MATERIAL:
__________________________________________________
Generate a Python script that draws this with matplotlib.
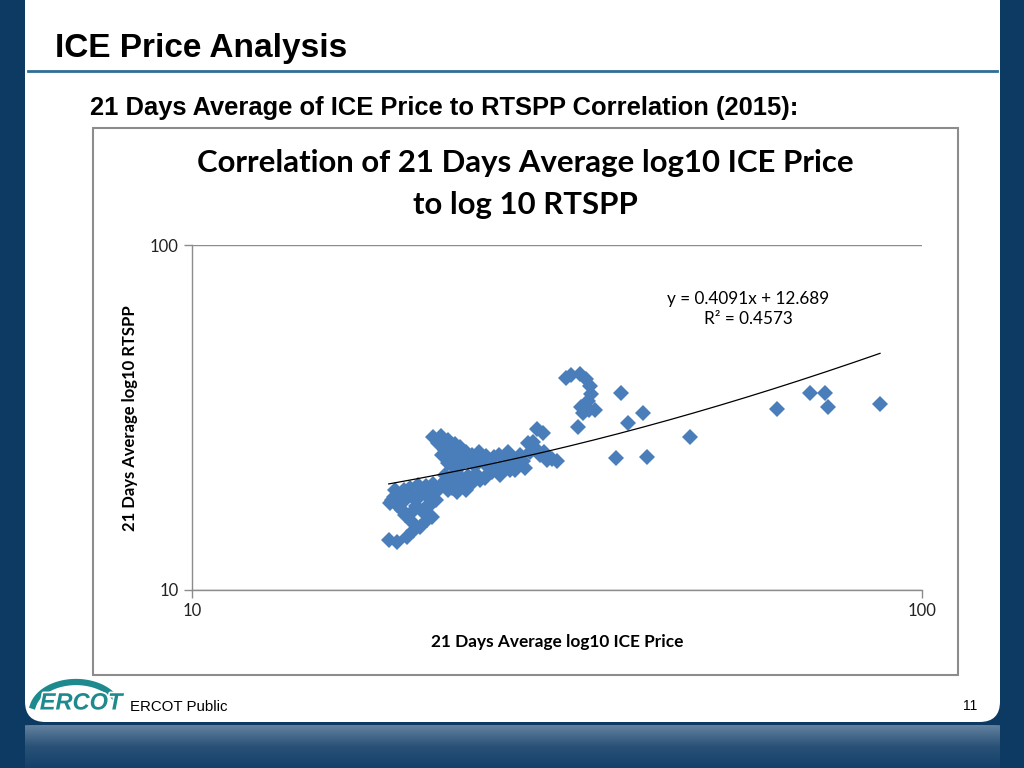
__________________________________________________
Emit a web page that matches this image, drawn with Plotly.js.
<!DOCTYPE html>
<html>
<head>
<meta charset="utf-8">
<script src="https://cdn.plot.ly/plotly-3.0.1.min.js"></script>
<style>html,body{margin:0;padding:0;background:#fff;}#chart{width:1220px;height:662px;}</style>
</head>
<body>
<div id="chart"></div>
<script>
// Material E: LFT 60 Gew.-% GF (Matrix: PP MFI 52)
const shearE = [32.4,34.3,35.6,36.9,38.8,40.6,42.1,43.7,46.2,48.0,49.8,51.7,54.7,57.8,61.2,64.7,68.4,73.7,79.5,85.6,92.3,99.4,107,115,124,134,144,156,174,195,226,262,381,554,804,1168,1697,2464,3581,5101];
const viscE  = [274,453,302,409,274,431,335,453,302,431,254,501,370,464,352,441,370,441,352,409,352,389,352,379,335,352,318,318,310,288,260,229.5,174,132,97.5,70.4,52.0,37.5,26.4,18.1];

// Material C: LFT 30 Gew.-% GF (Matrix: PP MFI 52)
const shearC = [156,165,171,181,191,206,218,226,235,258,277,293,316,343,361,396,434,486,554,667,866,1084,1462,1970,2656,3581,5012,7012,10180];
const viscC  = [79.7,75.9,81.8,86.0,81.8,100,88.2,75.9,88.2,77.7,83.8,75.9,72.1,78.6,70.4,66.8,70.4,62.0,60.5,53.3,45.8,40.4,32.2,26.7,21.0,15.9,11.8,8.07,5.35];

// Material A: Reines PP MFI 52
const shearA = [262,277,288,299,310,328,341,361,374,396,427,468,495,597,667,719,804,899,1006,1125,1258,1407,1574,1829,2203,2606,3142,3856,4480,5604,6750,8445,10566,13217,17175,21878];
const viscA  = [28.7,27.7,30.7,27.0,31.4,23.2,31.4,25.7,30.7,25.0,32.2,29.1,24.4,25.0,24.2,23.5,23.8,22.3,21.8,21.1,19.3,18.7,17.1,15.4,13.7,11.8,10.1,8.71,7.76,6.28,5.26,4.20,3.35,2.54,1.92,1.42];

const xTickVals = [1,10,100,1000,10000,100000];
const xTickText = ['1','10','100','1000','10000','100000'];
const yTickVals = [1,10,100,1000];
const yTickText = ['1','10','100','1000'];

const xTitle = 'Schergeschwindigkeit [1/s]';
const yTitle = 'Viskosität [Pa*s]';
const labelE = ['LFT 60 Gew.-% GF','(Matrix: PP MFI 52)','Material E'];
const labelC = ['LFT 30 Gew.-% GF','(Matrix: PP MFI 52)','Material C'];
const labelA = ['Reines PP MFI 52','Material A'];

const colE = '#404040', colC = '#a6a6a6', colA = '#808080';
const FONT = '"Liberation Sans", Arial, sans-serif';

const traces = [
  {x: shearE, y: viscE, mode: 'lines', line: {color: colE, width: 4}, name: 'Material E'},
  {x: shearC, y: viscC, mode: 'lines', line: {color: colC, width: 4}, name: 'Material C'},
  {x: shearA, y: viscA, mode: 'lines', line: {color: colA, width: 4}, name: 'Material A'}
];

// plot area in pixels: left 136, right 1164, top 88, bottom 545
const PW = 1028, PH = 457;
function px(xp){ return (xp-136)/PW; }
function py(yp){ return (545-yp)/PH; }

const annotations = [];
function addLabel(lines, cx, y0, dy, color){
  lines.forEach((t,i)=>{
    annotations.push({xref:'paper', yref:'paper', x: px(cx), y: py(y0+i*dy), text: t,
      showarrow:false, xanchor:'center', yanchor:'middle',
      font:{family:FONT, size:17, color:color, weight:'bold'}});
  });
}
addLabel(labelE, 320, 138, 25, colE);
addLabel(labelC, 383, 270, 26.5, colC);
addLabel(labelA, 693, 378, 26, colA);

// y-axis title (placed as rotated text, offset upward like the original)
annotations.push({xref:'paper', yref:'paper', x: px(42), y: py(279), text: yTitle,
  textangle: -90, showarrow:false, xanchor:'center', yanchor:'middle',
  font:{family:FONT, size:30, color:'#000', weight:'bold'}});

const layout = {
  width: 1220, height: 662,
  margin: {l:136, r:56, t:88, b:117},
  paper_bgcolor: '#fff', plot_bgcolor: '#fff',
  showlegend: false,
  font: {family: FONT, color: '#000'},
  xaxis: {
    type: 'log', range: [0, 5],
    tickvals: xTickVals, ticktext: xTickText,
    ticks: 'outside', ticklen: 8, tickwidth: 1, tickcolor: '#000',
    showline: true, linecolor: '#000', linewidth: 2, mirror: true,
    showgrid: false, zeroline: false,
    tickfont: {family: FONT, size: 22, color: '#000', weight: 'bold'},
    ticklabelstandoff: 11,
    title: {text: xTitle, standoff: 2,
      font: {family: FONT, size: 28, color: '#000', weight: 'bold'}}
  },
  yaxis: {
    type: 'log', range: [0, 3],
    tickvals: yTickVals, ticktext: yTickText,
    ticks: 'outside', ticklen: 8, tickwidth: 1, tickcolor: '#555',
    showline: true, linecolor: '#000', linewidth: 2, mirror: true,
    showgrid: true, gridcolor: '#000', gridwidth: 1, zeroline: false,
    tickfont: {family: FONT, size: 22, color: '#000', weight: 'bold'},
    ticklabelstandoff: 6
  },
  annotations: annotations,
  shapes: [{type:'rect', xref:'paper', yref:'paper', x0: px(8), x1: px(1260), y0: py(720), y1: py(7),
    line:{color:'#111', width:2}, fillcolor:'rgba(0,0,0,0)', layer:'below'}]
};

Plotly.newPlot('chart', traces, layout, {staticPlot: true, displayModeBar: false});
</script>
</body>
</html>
__________________________________________________
EXERCISE DETAILS:
Collect every line above that contains the word "this".

RESPONSE TO THE TASK:
Generate a Python script that draws this with matplotlib.
Emit a web page that matches this image, drawn with Plotly.js.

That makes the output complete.